Another arm of Canada's regional development policy was the Atlantic Development Board which soon received a fund of $186 million to administer.

Trudeau gave Jean Marchand of Quebec responsibility for creating a regional development program. Marchand chose to set up the Department of Regional Economic Expansion (DREE).

The Department of Regional Economic Expansion (DREE)

Marchand and the other top officials of DREE accepted Francois Perroux's theory of growth poles. Two programs were set up: a "special areas" program and a "regional industrial incentives" program. The special areas program sponsored and funded such projects as highways, water systems, industrial parks, sewer systems and schools. The regional incentives program provided grants to companies on the basis of the new jobs created in designated regions. Later loan guarantees were provided in addition to outright grants.

Marchand targeted the Atlantic maritime provinces and eastern Quebec. He said that if DREE spent less than 80 percent of its budget in this area it would be failing in its purpose. DREE didn't achieve this target figure of 80 percent but it devoted about 50 percent to the target area.

DREE was criticized for discriminating in favor of certain communities and against others. After four years there was no convincing evidence that it had accomplished anything in the way of reducing regional disparities.

The economist Benjamin Higgins stated that "perhaps never in the history of economic thought has so much government activity taken place and so much money been invested on the foundation of so confused a concept as the growth pole became in the late 1960's and early 1970's.

The Trudeau government suffered a political setback in 1972 with losses in western Canada particularly heavy. In order to counter criticism that the problems of the non-maritime provinces were being ignored Trudeau took away the focus of DREE on eastern Canada replaced Jean Marchand as head of DREE with Don Jamieson of Newfoundland. General Development Agreements (GDA's) between the federal and provincial governments were created and DREE was decentralized. Under the GDA's the provincial governments came to the federal government with proposed projects, which the federal government could support or reject. In Newfoundland projects for virtually every sector of the economy were initiated under the GDA. Between 1974 and 1982, 130 agreements were made under these programs throughout Canada, with a financial committment of close to $6 billion. The costs were shared but 80 to 90 percent of the funding for these projects was federal.

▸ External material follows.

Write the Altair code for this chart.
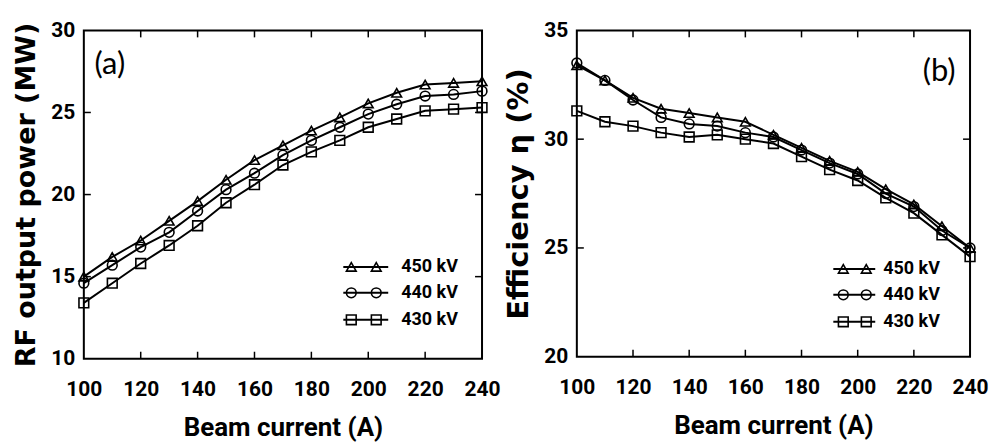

By 1980 DREE had started thinking in term of extremely large projects for energy development, so-called "megaprojects." In 1982, however, DREE and the GDA's were disbanded. A new Ministry of State for Regional and Economic Development (MSERD) was created and within it a Department of Regional Industrial Expansion (DRIE). The GDA's were replaced with Economic and Regional Development Agreements (ERDA's).

After 15 years in power the Trudeau government's programs of regional development had relatively little effect. Some programs tended to encourage capital-intensive development that worked against the goal of job creation.